Monday, June 28, 2010

Maria Engine Performance once again

Note: Article has been edited as I was confusing MarisDB and the Maria Stoare Engine!

Just for the heck of it, I decided to try a very simple benchmark on the Maria Storage Engine again. This time, I'm using a simple SELECT. The table I use looks like this:
CREATE TABLE `t1` (
`c1` int(11) NOT NULL AUTO_INCREMENT,
`c2` char(100) DEFAULT NULL,
PRIMARY KEY (`c1`)
);
Which should be simple enough. I fill this with 1.3 millions rows, with c1 having consequitive numbers from 1 and up. My benchmark consists of random SELECTs of the c2 column from this table, using a primary key lookup on c1. I run this on 400 concurrent threads with each thread doing 1000 SELECTs. Ignoring the actual values, MyISAM and InnoDB come out pretty close in performance, with InnoDB slightly behind. Which is reasonable. Maria is at less than half the performance of MyISAM though. This is worrying. And I know what you say, Maria is new, performance comes later. I say performance comes mainly from design. As Maria does not have proper transactions yet, only row level transactions (not statement level. Try to stop a INSERT INTO ... SELECT FROM and you see what I mean).

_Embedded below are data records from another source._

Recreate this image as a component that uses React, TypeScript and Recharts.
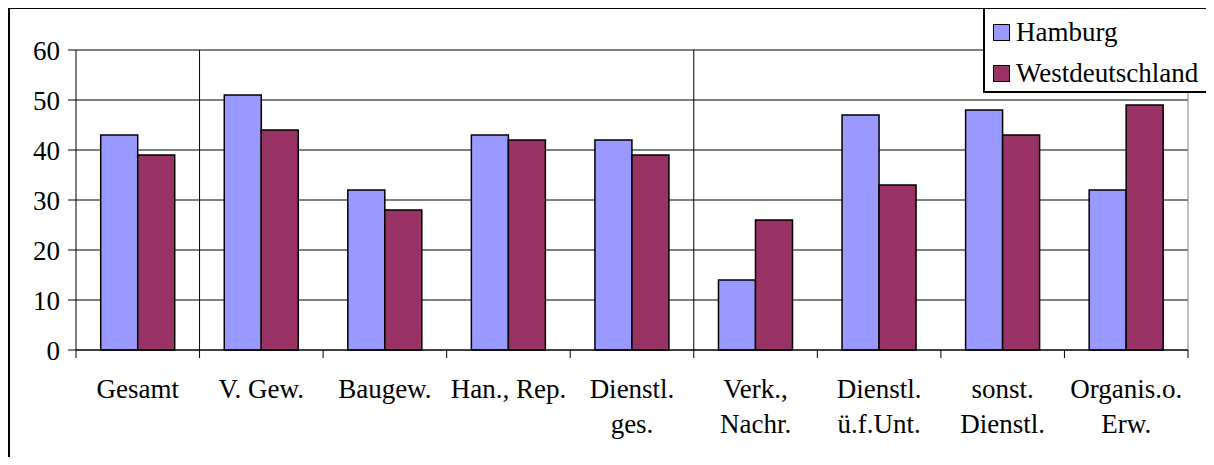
import {
  Bar,
  BarChart,
  CartesianGrid,
  Legend,
  ReferenceLine,
  XAxis,
  YAxis,
} from "recharts";

const categories = [
  "Gesamt",
  "V. Gew.",
  "Baugew.",
  "Han., Rep.",
  "Dienstl.\nges.",
  "Verk.,\nNachr.",
  "Dienstl.\nü.f.Unt.",
  "sonst.\nDienstl.",
  "Organis.o.\nErw.",
];
const hamburg = [43, 51, 32, 43, 42, 14, 47, 48, 32];
const westdeutschland = [39, 44, 28, 42, 39, 26, 33, 43, 49];
const yTicks = [0, 10, 20, 30, 40, 50, 60];
// group separators, counted in categories from the left
const dividers = [1, 5];

const FONT = "Liberation Serif, Times New Roman, serif";
const FONT_SIZE = 27;
const HAMBURG = "#9999ff";
const WEST = "#993366";

const data = categories.map((name, i) => ({
  name,
  pos: i + 0.5,
  hamburg: hamburg[i],
  west: westdeutschland[i],
}));

function CategoryTick(props: any) {
  const { x, y, payload, index } = props;
  const half = payload?.offset ?? 0;
  const lines = String(payload.value).split("\n");
  const last = index === categories.length - 1;
  return (
    <g>
      <line x1={x - half} x2={x - half} y1={y} y2={y + 8} stroke="#000" />
      {last && <line x1={x + half} x2={x + half} y1={y} y2={y + 8} stroke="#000" />}
      <text x={x} y={y + 48} textAnchor="middle" fontFamily={FONT} fontSize={FONT_SIZE} fill="#000">
        {lines.map((l, i) => (
          <tspan key={i} x={x} dy={i === 0 ? 0 : 35}>
            {l}
          </tspan>
        ))}
      </text>
    </g>
  );
}

function LegendBox() {
  const items = [
    { label: "Hamburg", color: HAMBURG },
    { label: "Westdeutschland", color: WEST },
  ];
  return (
    <div
      style={{
        position: "relative",
        boxSizing: "border-box",
        width: 230,
        height: 86,
        border: "2px solid #000",
        background: "#fff",
        fontFamily: FONT,
        fontSize: FONT_SIZE,
        color: "#000",
      }}
    >
      {items.map((it, i) => (
        <div
          key={it.label}
          style={{
            position: "absolute",
            left: 8,
            top: 3 + i * 41,
            height: 41,
            display: "flex",
            alignItems: "center",
            whiteSpace: "nowrap",
          }}
        >
          <span
            style={{
              boxSizing: "border-box",
              width: 17,
              height: 17,
              background: it.color,
              border: "1.5px solid #000",
              marginRight: 6,
              flex: "none",
            }}
          />
          <span style={{ lineHeight: 1 }}>{it.label}</span>
        </div>
      ))}
    </div>
  );
}

export default function App() {
  return (
    <div style={{ position: "relative", width: 1214, height: 465, margin: -8, overflow: "hidden" }}>
      <div
        style={{
          position: "absolute",
          left: 8,
          top: 7,
          width: 1220,
          height: 520,
          boxSizing: "border-box",
          border: "2px solid #000",
        }}
      />
      <div style={{ position: "absolute", left: 0, top: 0 }}>
        <BarChart
          width={1214}
          height={465}
          data={data}
          margin={{ top: 50, right: 26, bottom: 15, left: 16 }}
          barCategoryGap="20%"
          barGap={0}
        >
          <CartesianGrid vertical={false} stroke="#000" />
          <XAxis
            dataKey="name"
            height={100}
            tickLine={false}
            tickSize={0}
            tickMargin={0}
            axisLine={{ stroke: "#000" }}
            interval={0}
            tick={<CategoryTick />}
          />
          <XAxis xAxisId="div" type="number" dataKey="pos" domain={[0, 9]} allowDataOverflow hide />
          <YAxis
            width={60}
            domain={[0, 60]}
            ticks={yTicks}
            interval={0}
            tickSize={8}
            tickMargin={8}
            axisLine={{ stroke: "#000" }}
            tickLine={{ stroke: "#000" }}
            tick={{ fill: "#000", fontSize: FONT_SIZE, fontFamily: FONT }}
          />
          <ReferenceLine y={60} stroke="#808080" />
          <ReferenceLine xAxisId="div" x={9} stroke="#808080" />
          {dividers.map((d) => (
            <ReferenceLine key={d} xAxisId="div" x={d} stroke="#000" />
          ))}
          <Bar dataKey="hamburg" name="Hamburg" fill={HAMBURG} stroke="#000" strokeWidth={1.5} isAnimationActive={false} />
          <Bar dataKey="west" name="Westdeutschland" fill={WEST} stroke="#000" strokeWidth={1.5} isAnimationActive={false} />
          <Legend
            layout="horizontal"
            verticalAlign="middle"
            align="center"
            content={() => <LegendBox />}
            wrapperStyle={{ position: "absolute", left: 983, top: 7, width: 230, height: 86 }}
          />
        </BarChart>
      </div>
    </div>
  );
}
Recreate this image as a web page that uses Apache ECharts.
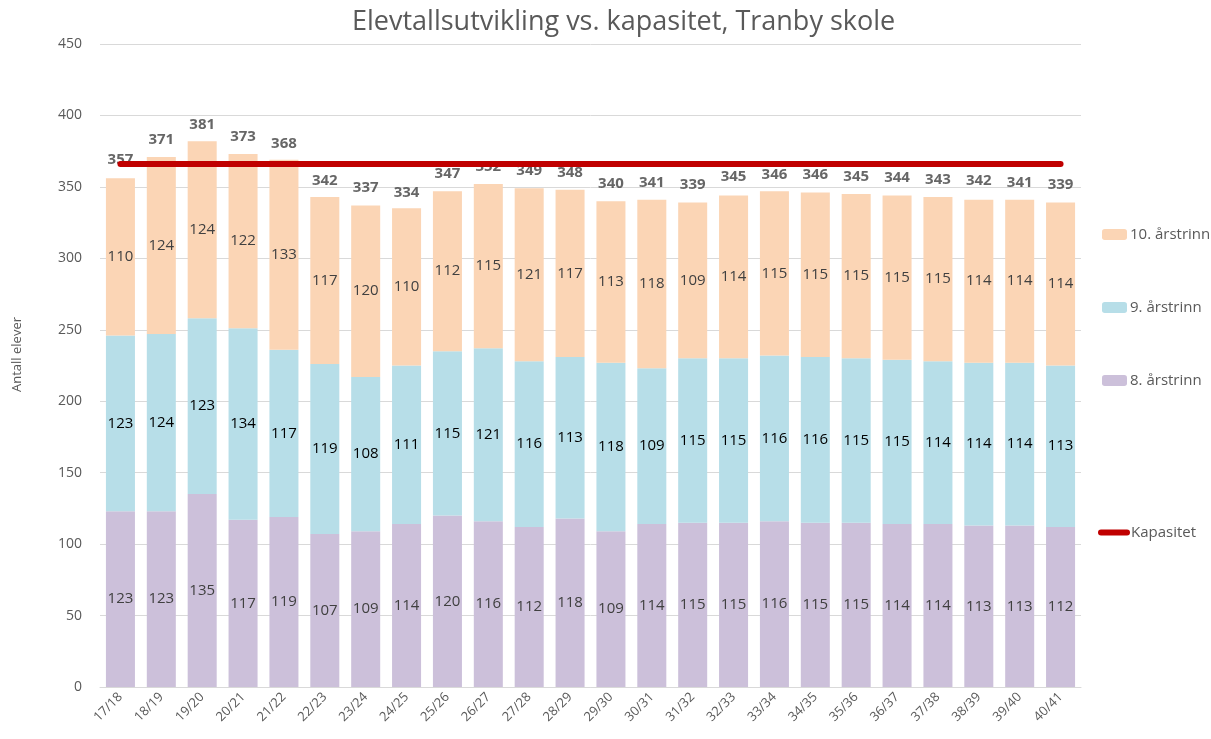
<!DOCTYPE html>
<html>
<head>
    <meta charset="UTF-8">
    <title>Elevtallsutvikling</title>
    <script type="text/javascript" src="https://cdn.jsdelivr.net/npm/echarts@6/dist/echarts.min.js"></script>
    <style>
        html, body { margin: 0; padding: 0; background: #fff; }
        #chart { width: 1211px; height: 739px; }
    </style>
</head>
<body>
    <div id="chart"></div>
    <script>
        // skoleår
        var years = ['17/18', '18/19', '19/20', '20/21', '21/22', '22/23', '23/24', '24/25',
            '25/26', '26/27', '27/28', '28/29', '29/30', '30/31', '31/32', '32/33',
            '33/34', '34/35', '35/36', '36/37', '37/38', '38/39', '39/40', '40/41'];
        var trinn8 = [123, 123, 135, 117, 119, 107, 109, 114, 120, 116, 112, 118,
            109, 114, 115, 115, 116, 115, 115, 114, 114, 113, 113, 112];
        var trinn9 = [123, 124, 123, 134, 117, 119, 108, 111, 115, 121, 116, 113,
            118, 109, 115, 115, 116, 116, 115, 115, 114, 114, 114, 113];
        var trinn10 = [110, 124, 124, 122, 133, 117, 120, 110, 112, 115, 121, 117,
            113, 118, 109, 114, 115, 115, 115, 115, 115, 114, 114, 114];
        var totalt = [357, 371, 381, 373, 368, 342, 337, 334, 347, 352, 349, 348,
            340, 341, 339, 345, 346, 346, 345, 344, 343, 342, 341, 339];
        var kapasitet = 366;

        var font = 'Open Sans';
        var grey = '#595959';

        function barSeries(name, data, color, labelColor) {
            return {
                name: name,
                type: 'bar',
                stack: 'elever',
                barWidth: '71%',
                data: data,
                itemStyle: { color: color },
                label: {
                    show: true,
                    position: 'inside',
                    color: labelColor,
                    fontFamily: font,
                    fontSize: 15
                }
            };
        }

        var chart = echarts.init(document.getElementById('chart'), null, { renderer: 'canvas' });
        var option = {
            animation: false,
            title: {
                text: 'Elevtallsutvikling vs. kapasitet, Tranby skole',
                left: 347,
                top: 4,
                textStyle: { color: grey, fontFamily: font, fontSize: 27, fontWeight: 'normal' }
            },
            legend: [
                {
                    orient: 'vertical',
                    left: 1097,
                    top: 222,
                    itemGap: 58,
                    itemWidth: 25,
                    itemHeight: 11,
                    data: ['10. årstrinn', '9. årstrinn', '8. årstrinn'],
                    textStyle: { color: grey, fontFamily: font, fontSize: 15, padding: [0, 0, 0, -2] }
                },
                {
                    orient: 'vertical',
                    left: 1093,
                    top: 520,
                    itemWidth: 32,
                    itemHeight: 6,
                    data: [{
                        name: 'Kapasitet',
                        icon: 'path://M3,0 L29,0 A3,3 0 0 1 29,6 L3,6 A3,3 0 0 1 3,0 Z'
                    }],
                    textStyle: { color: grey, fontFamily: font, fontSize: 15, padding: [0, 0, 0, -4] }
                }
            ],
            grid: { left: 100, right: 130, top: 44, bottom: 52 },
            xAxis: {
                type: 'category',
                data: years,
                axisLine: { lineStyle: { color: '#d9d9d9', width: 1 } },
                axisTick: { show: false },
                axisLabel: { rotate: 45, color: grey, fontFamily: font, fontSize: 13, margin: 8 }
            },
            yAxis: {
                type: 'value',
                min: 0,
                max: 450,
                interval: 50,
                name: 'Antall elever',
                nameLocation: 'middle',
                nameGap: 76,
                nameTextStyle: { color: grey, fontFamily: font, fontSize: 13, padding: [0, 0, 0, 22] },
                axisLine: { show: false },
                axisTick: { show: false },
                axisLabel: { color: grey, fontFamily: font, fontSize: 14, margin: 18 },
                splitLine: { lineStyle: { color: '#d9d9d9' } }
            },
            series: [
                barSeries('8. årstrinn', trinn8, '#ccc0da', '#404040'),
                barSeries('9. årstrinn', trinn9, '#b7dee8', '#000000'),
                barSeries('10. årstrinn', trinn10, '#fbd5b5', '#404040'),
                {
                    name: 'Totalt',
                    type: 'scatter',
                    data: totalt,
                    symbolSize: 0,
                    silent: true,
                    label: {
                        show: true,
                        position: 'top',
                        distance: 10,
                        color: '#404040',
                        fontFamily: font,
                        fontSize: 15,
                        fontWeight: 'bold'
                    }
                },
                {
                    name: 'Kapasitet',
                    type: 'line',
                    data: years.map(function () { return kapasitet; }),
                    symbol: 'none',
                    z: 5,
                    lineStyle: { color: '#c00000', width: 6, cap: 'round' },
                    itemStyle: { color: '#c00000' }
                }
            ]
        };
        chart.setOption(option);
    </script>
</body>
</html>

I was hoping for more from Maria. As I tested MariaDB 5.1.47, I could also test PBXT. This particular test is hardly targeted at what PBXT is good at though, and I didn't even have the energy to wait for it to finish a single round of this test.

In this case, in difference to before, I did some basic tuning. Maria proved difficult here, as there is no documentation on the parameters, at least none that I could find.

Note: All tests run using MariaDB 5.1.47, including the ones involving InnoDB, MyISAM and PBXT.

/Karlsson

3 comments:

arjen said...

You're talking about the Maria engine, not MariaDB.

Karlsson said...

Well, yes and no. All these tests were done using MariaDB, testing the Maria Engine, so it's both. But I see your point, maybe I was confusing things a bit.

Karlsson said...

The article is now updated to reflect the Maria vs. MariaDB confud´sion of mine.